Researchers will need to decide which source to use based primarily on the research question of interest. Research that VDOE conducted as part of its College and Career Readiness Initiative (CCRI; Garland, et al., 2011; Jonas, et al., 2012) was aimed at understanding the high school factors that are associated with college enrollment and success. Because the researchers were focused on high school factors, they used race/ethnicity codes and reporting conventions from VDOE. The K12 community was the primary audience for this work, which also contributed to the decision.

Researchers who are interested in understanding issues from the higher education perspective would likely choose to use SCHEV race codes.

Another consideration when data elements provide similar information is whether sources provide different levels of detail or quality that matter for the research. For example, SCHEV data can inform researchers about whether Virginia high school graduates earned an Advanced Studies or equivalent diploma in high school.[3] VDOE can provide more precise diploma information for public high school graduates, such as whether students earned International Baccalaureate diplomas as well as details about diploma types for those who did not earn an Advanced Studies diploma. Another example is students’ participation in dual enrollment courses. VDOE annually collects categorical data about whether students participated in one or more courses that offered college credit while in high school. Historically, the majority of students have participated in these courses through Virginia’s Community Colleges or other in-state IHE. In such cases, more complete information about dual enrollment courses and outcomes may be available by merging high school and college records.

2.3Data homonyms

Another consideration in choosing data elements that each agency collects is the comparability of data definitions. VLDS users may encounter “data homonyms,” or elements with the same name but different meanings. For example, there are multiple examples of “exit codes” and “exit dates” in VLDS that may not have the same meaning, or, because of different state agency coding systems, have different codes that have similar meanings.

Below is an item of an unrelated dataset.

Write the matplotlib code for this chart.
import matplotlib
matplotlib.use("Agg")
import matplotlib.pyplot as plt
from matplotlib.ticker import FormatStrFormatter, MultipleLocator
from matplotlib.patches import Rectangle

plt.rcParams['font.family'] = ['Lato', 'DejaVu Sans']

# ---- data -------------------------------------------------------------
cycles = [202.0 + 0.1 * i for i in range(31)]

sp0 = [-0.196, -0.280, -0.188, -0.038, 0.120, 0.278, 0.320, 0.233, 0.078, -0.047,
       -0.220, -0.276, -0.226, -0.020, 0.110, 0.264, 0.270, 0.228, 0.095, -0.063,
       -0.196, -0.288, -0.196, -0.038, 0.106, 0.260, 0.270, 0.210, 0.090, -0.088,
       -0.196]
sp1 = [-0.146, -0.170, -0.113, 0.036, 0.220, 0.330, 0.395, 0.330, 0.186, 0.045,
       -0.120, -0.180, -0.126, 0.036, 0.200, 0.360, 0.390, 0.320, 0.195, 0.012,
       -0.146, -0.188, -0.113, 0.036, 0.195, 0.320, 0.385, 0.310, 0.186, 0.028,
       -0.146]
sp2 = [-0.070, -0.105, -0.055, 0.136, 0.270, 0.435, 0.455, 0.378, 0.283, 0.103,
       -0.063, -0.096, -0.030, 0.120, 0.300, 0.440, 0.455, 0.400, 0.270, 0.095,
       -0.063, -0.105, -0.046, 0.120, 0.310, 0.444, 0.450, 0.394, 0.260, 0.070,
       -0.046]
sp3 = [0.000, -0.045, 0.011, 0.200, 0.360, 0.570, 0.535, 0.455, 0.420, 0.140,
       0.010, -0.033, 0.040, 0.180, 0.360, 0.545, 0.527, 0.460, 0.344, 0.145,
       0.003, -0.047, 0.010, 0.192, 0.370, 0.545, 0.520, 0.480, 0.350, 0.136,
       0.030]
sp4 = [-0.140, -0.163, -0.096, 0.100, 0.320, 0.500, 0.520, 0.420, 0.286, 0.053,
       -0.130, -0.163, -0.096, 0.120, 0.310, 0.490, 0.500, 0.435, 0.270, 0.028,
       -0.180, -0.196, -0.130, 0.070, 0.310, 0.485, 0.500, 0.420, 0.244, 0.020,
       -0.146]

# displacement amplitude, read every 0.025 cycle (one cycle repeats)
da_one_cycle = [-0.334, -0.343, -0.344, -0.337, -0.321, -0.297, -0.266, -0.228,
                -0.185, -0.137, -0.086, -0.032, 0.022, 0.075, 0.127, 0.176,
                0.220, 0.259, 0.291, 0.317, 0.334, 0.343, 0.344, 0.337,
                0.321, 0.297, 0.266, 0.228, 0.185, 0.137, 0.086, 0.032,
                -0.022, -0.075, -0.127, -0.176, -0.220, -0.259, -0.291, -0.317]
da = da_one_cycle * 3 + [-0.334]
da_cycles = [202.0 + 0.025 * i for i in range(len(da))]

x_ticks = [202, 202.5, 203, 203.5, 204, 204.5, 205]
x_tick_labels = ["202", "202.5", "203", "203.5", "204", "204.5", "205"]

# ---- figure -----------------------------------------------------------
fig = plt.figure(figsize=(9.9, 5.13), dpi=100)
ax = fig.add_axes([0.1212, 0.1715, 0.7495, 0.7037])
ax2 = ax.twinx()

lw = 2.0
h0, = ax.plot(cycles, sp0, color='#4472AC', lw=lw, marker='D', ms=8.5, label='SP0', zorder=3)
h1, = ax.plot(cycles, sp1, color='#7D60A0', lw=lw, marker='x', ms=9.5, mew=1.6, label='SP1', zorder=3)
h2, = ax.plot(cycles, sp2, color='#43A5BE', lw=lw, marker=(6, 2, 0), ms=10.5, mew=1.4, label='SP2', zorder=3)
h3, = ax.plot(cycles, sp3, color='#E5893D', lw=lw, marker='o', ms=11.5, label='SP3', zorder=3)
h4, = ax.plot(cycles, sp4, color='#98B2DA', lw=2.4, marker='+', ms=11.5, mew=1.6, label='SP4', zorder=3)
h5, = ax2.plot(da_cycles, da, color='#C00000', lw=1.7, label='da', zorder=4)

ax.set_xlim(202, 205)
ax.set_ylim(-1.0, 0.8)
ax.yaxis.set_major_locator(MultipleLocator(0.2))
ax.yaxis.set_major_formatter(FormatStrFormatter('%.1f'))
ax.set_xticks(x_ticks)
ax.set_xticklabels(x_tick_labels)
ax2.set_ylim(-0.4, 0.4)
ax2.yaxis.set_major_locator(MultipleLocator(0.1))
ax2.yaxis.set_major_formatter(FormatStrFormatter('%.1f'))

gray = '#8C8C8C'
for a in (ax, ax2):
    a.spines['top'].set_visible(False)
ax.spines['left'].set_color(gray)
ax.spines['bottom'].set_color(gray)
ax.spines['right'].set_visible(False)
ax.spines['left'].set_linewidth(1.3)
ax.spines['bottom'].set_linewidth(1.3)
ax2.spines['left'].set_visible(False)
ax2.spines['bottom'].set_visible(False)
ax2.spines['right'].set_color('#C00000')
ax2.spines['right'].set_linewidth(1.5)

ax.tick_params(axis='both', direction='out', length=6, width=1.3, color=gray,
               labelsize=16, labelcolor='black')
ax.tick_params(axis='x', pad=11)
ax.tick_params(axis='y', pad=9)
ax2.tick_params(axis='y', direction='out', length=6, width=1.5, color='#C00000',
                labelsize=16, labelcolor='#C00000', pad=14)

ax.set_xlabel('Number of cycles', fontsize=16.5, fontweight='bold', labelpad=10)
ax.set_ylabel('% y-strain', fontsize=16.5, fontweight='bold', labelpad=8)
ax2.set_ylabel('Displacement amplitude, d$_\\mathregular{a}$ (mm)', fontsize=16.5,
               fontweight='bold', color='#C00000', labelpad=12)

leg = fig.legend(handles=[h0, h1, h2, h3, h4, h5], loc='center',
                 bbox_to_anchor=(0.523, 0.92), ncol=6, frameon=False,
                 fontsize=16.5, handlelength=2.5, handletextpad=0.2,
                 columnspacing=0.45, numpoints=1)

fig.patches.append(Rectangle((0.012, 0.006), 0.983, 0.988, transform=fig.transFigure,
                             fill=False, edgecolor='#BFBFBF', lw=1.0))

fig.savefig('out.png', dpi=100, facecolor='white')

Historically, data definitions for Virginia’s workforce programs varied. In recent years, significant federal and state efforts have led to a set of common data definitions that the Workforce Investment Act programs now follow. The use of these common definitions is relatively recent and may not apply to all of the data VLDS provides. Further, these definitions do not necessarily align with definitions used by K12 and IHE. To avoid inappropriate data use, it is important for VLDS users to ensure they understand data element definitions when using them for research purposes.

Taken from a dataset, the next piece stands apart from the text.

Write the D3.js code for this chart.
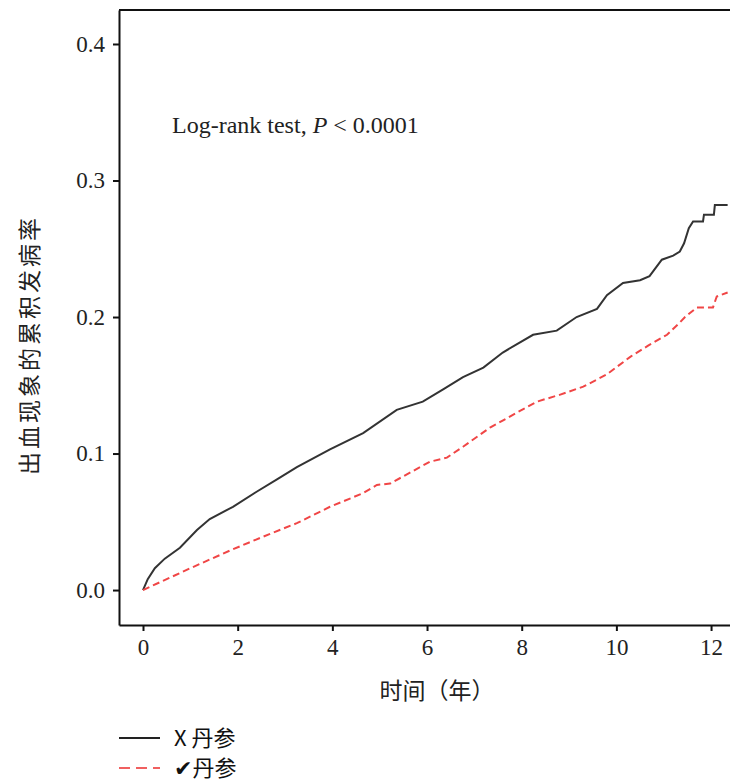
<!DOCTYPE html>
<meta charset="utf-8">
<style>
    body { margin: 0; background: #fff; }
    .axis path, .axis line { fill: none; stroke: #111; stroke-width: 2; }
    .axis text { font-family: "Liberation Serif", serif; font-size: 23px; fill: #222; }
</style>
<div class="chart"></div>
<script src="https://cdn.jsdelivr.net/npm/d3@7"></script>
<script>
    // X 丹参 (no danshen)
    var timeNo = [0, 0.1, 0.25, 0.46, 0.78, 1.14, 1.41, 1.9, 2.4, 2.83, 3.25, 3.95, 4.65, 5.36, 5.91, 6.34, 6.76, 7.19, 7.6, 8.24, 8.74, 9.16, 9.59, 9.8, 10.14, 10.5, 10.7, 10.96, 11.2, 11.34, 11.43, 11.53, 11.62, 11.83, 11.85, 12.06, 12.08, 12.35];
    var riskNo = [0, 0.008, 0.016, 0.023, 0.031, 0.044, 0.052, 0.061, 0.072, 0.081, 0.090, 0.103, 0.115, 0.132, 0.138, 0.147, 0.156, 0.163, 0.174, 0.187, 0.190, 0.200, 0.206, 0.216, 0.225, 0.227, 0.230, 0.242, 0.245, 0.248, 0.254, 0.265, 0.270, 0.270, 0.275, 0.275, 0.282, 0.282];
    // ✔丹参 (danshen)
    var timeYes = [0, 1, 1.84, 2.53, 3.25, 3.95, 4.65, 4.94, 5.22, 5.64, 6.06, 6.42, 6.76, 7.33, 7.9, 8.32, 8.8, 9.3, 9.8, 10.3, 10.67, 11.07, 11.34, 11.45, 11.7, 12.04, 12.12, 12.35];
    var riskYes = [0, 0.016, 0.029, 0.039, 0.049, 0.061, 0.071, 0.077, 0.078, 0.086, 0.094, 0.097, 0.105, 0.119, 0.130, 0.138, 0.143, 0.149, 0.158, 0.171, 0.179, 0.187, 0.196, 0.200, 0.207, 0.207, 0.215, 0.218];

    var xTicks = [0, 2, 4, 6, 8, 10, 12];
    var yTicks = [0, 0.1, 0.2, 0.3, 0.4];
    var seriesNames = ["X 丹参", "✔丹参"];

    var width = 730, height = 783;
    var svg = d3.select('.chart').append('svg')
        .attr('width', width)
        .attr('height', height);

    var x = d3.scaleLinear().domain([-0.507, 12.4]).range([119, 730]);
    var y = d3.scaleLinear().domain([-0.0256, 0.4249]).range([625, 10]);

    // frame top line
    svg.append('line')
        .attr('x1', 119).attr('x2', 730)
        .attr('y1', 10).attr('y2', 10)
        .attr('stroke', '#111').attr('stroke-width', 2);

    svg.append('g')
        .attr('class', 'axis')
        .attr('transform', 'translate(119,0)')
        .call(d3.axisLeft(y).tickValues(yTicks).tickFormat(d3.format('.1f')).tickSizeInner(6).tickSizeOuter(0).tickPadding(8));

    svg.append('g')
        .attr('class', 'axis')
        .attr('transform', 'translate(0,625)')
        .call(d3.axisBottom(x).tickValues(xTicks).tickSizeInner(6).tickSizeOuter(0).tickPadding(8));

    var line = d3.line()
        .x(function(d) { return x(d[0]); })
        .y(function(d) { return y(d[1]); });

    svg.append('path')
        .datum(d3.zip(timeNo, riskNo))
        .attr('d', line)
        .attr('fill', 'none')
        .attr('stroke', '#333')
        .attr('stroke-width', 2);

    svg.append('path')
        .datum(d3.zip(timeYes, riskYes))
        .attr('d', line)
        .attr('fill', 'none')
        .attr('stroke', '#f04646')
        .attr('stroke-width', 2)
        .attr('stroke-dasharray', '7,4');

    // log-rank annotation
    var note = svg.append('text')
        .attr('x', 172).attr('y', 133)
        .attr('font-family', '"Liberation Serif", serif')
        .attr('font-size', 24)
        .attr('fill', '#222');
    note.append('tspan').text('Log-rank test, ');
    note.append('tspan').attr('font-style', 'italic').text('P');
    note.append('tspan').text(' < 0.0001');

    // axis titles
    svg.append('text')
        .attr('transform', 'translate(38,345) rotate(-90)')
        .attr('text-anchor', 'middle')
        .attr('font-family', '"Noto Sans CJK SC", sans-serif')
        .attr('font-size', 23)
        .attr('letter-spacing', 3)
        .attr('fill', '#222')
        .text('出血现象的累积发病率');

    svg.append('text')
        .attr('x', 437).attr('y', 699)
        .attr('text-anchor', 'middle')
        .attr('font-family', '"Noto Sans CJK SC", sans-serif')
        .attr('font-size', 23)
        .attr('fill', '#222')
        .text('时间（年）');

    // legend
    var legend = svg.append('g');
    var styles = [{ color: '#222', dash: null }, { color: '#f06060', dash: '11,6' }];
    seriesNames.forEach(function(name, i) {
        var ly = 738 + i * 30;
        legend.append('line')
            .attr('x1', 119).attr('x2', 160)
            .attr('y1', ly).attr('y2', ly)
            .attr('stroke', styles[i].color)
            .attr('stroke-width', 2)
            .attr('stroke-dasharray', styles[i].dash);
        legend.append('text')
            .attr('x', 174).attr('y', ly + 8)
            .attr('font-family', '"Noto Sans CJK SC", "DejaVu Sans", sans-serif')
            .attr('font-size', 22)
            .attr('fill', '#111')
            .text(name);
    });
</script>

2.4Deriving variables from multiple data sets

VLDS users will invariably derive new data elements from existing variables. For example, VLDS users might establish a definition for “persistent enrollment” in college, or derive a variable for “multi-program” participation among education or workforce data sets. In some situations, derived variables will use data from multiple data sets or agencies in an effort to obtain a more complete measure than is available within a single data set or agency. Under these circumstances, it is critical to understand and account for limitations in all data elements used to derive the variable, and how these limitations interact. For example, SCHEV captures data about whether college students participated in federal and state work-study programs, and VEC includes records of employment. However, work-study participation may not be included in wage records. Therefore, using the combination of the two elements has the potential to provide a more complete data set of working students. Some research questions would benefit from knowing whether individuals are working, regardless of the type of work they are doing. However, SCHEV data does not include any information about wages. Therefore, the derived variable cannot be used when actual wages earned is a critical variable.

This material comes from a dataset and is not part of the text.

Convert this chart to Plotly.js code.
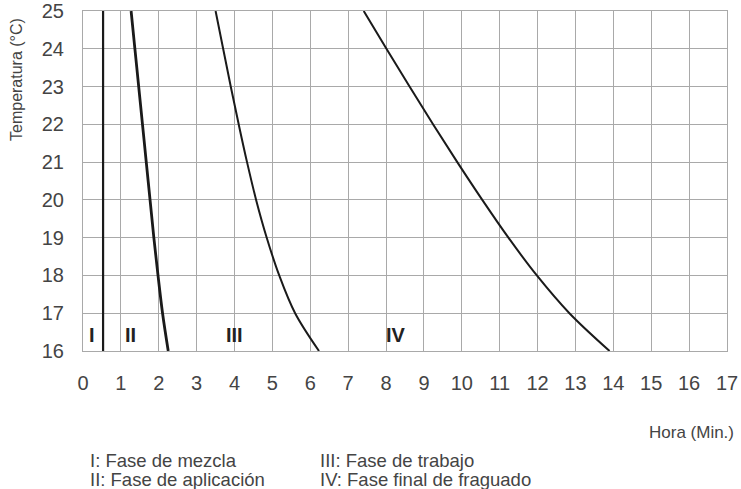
<!DOCTYPE html>
<html>
<head>
<meta charset="utf-8">
<script src="https://cdn.plot.ly/plotly-3.0.1.min.js"></script>
<style>html,body{margin:0;padding:0;background:#fff}#chart{width:741px;height:489px}</style>
</head>
<body>
<div id="chart"></div>
<script>
// Temperature levels (°C) at which each curve was read
var tempLevels = [25, 24, 23, 22, 21, 20, 19, 18, 17, 16];
// Time (min) of each phase boundary curve at those temperatures
var curveI = [0.53, 0.53, 0.53, 0.53, 0.53, 0.53, 0.53, 0.53, 0.53, 0.53];
var curveII = [1.27, 1.37, 1.47, 1.57, 1.67, 1.77, 1.87, 1.98, 2.10, 2.25];
var curveIII = [3.50, 3.70, 3.90, 4.11, 4.33, 4.57, 4.85, 5.18, 5.60, 6.23];
var curveIV = [7.41, 8.01, 8.62, 9.24, 9.88, 10.54, 11.23, 11.98, 12.84, 13.90];

// Phase labels inside the plot
var phaseLabels = ["I", "II", "III", "IV"];
var phaseLabelX = [0.245, 1.26, 4.01, 8.26];
var phaseLabelY = 16.42;

var xTicks = [0,1,2,3,4,5,6,7,8,9,10,11,12,13,14,15,16,17];
var yTicks = [16,17,18,19,20,21,22,23,24,25];

var legendLines = [
  "I: Fase de mezcla",
  "II: Fase de aplicación",
  "III: Fase de trabajo",
  "IV: Fase final de fraguado"
];

var FONT = "Liberation Sans, Arial, sans-serif";
var TXT = "#444444";

function curve(xs, w) {
  return {x: xs, y: tempLevels, type: "scatter", mode: "lines",
    line: {color: "#1a1a1a", width: w, shape: "spline", smoothing: 1},
    hoverinfo: "skip", showlegend: false};
}

var data = [curve(curveI, 2.2), curve(curveII, 2.8), curve(curveIII, 2), curve(curveIV, 2)];

var annotations = [];
for (var i = 0; i < phaseLabels.length; i++) {
  annotations.push({x: phaseLabelX[i], y: phaseLabelY, xref: "x", yref: "y",
    text: "<b>" + phaseLabels[i] + "</b>", showarrow: false,
    font: {family: FONT, size: 20, color: "#222"}, xanchor: "center", yanchor: "middle"});
}
annotations.push({x: -0.1025, y: 0.800, xref: "paper", yref: "paper", text: "Temperatura (°C)",
  textangle: -90, showarrow: false, font: {family: FONT, size: 16, color: TXT},
  xanchor: "center", yanchor: "middle"});
annotations.push({x: 1.014, y: -0.241, xref: "paper", yref: "paper", text: "Hora (Min.)",
  showarrow: false, font: {family: FONT, size: 17, color: TXT}, xanchor: "right", yanchor: "middle"});
var legX = [0.0078, 0.0078, 0.365, 0.365];
var legY = [-0.3206, -0.379, -0.3206, -0.379];
for (var j = 0; j < legendLines.length; j++) {
  annotations.push({x: legX[j], y: legY[j], xref: "paper", yref: "paper", text: legendLines[j],
    showarrow: false, font: {family: FONT, size: 18.5, color: TXT}, xanchor: "left", yanchor: "middle"});
}

var layout = {
  width: 741, height: 489,
  margin: {l: 83, r: 14, t: 11, b: 138, pad: 0},
  paper_bgcolor: "#fff", plot_bgcolor: "#fff",
  showlegend: false,
  xaxis: {range: [0, 17], tickvals: xTicks, ticktext: xTicks.map(String),
    showgrid: true, gridcolor: "#a9a9a9", gridwidth: 1, zeroline: false,
    showline: true, linecolor: "#a9a9a9", linewidth: 1, mirror: true,
    ticks: "", ticklabelstandoff: 14, tickfont: {family: FONT, size: 20, color: TXT}},
  yaxis: {range: [16, 25], tickvals: yTicks, ticktext: yTicks.map(String),
    showgrid: true, gridcolor: "#a9a9a9", gridwidth: 1, zeroline: false,
    showline: true, linecolor: "#a9a9a9", linewidth: 1, mirror: true,
    ticks: "", ticklabelstandoff: 14, tickfont: {family: FONT, size: 20, color: TXT}},
  annotations: annotations
};

Plotly.newPlot("chart", data, layout, {displayModeBar: false, staticPlot: true});
</script>
</body>
</html>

2.5General data limitations

State agencies contribute data to VLDS based on existing data collections. Each agency collects data for a specific purpose and designs its data collections primarily around these purposes. Each data set comes with inherent limitations. The following lists the limitations of the current data:

  • VDOE’s records do not include any data for students who attend private schools or are home schooled, or data from local assessments and programs.
  • SCHEV records do not include data from students who attend college out-of-state or from certain technical training programs that Virginia’s Community Collegesand private organizations provide.[4]
  • VEC wage records are limited to wages for those employed in Virginia by an entity that reports Unemployment Tax to the VEC. Wage records for federal employees, including those in the Department of Defense, are not available. Further, criteria for reporting to the VEC result in some individuals who are employed as consultants and independent contractors (including many psychologists, counselors, barbers, and cosmetologists) being excluded from the records. SeeCode of Virginia § 60.2-219 for more information about VEC reporting requirements.
  • While many stakeholders are interested in studying outcomes for students in terms of credentials, VLDS has access to some information about the credentials students earn in public high schools (e.g., in career and technical education programs) and colleges. As workforce agencies bring additional data sets to VLDS, more credentialing data will be available. However, like most other integrated statewide longitudinal data systems, complete data for industry and professional credentials is not available.

These limitations will affect some projects more than others, and, the limitations may have greater impact on some populations than others. It is important for researchers to be aware of and account for these factors when determining whether VLDS is the appropriate data source and to incorporate these limitations in reports and data products used to communicate findings.

3VLDS data structures and use

At the time of this writing, VLDS included over 775 data elements.[5] The data elements are organized by partner agency and usually further organized by the source or type of data. Data are available in accordance with each agency’s internal data structure, which may differ. For example, VDOE makes data available by school year using a four digit code representing the fall of each school year (e.g., school year 2008 represents the 2008-2009 school year); SCHEV represents school year using a four digit code representing the fall and spring (e.g., 0809 represents the 2008-2009 school year. Similarly, data are stored and therefore delivered to researchers using each agency’s internal coding which typically differs. For example, VDOE and SCHEV’s codes for students’ gender are available with different codes—SCHEV provides data using numeric codes (1, 2, and 4) and VDOE provides data using characters (M, F, and null). The agencies’ data codes are available from the Data Dictionary and Selection Tool.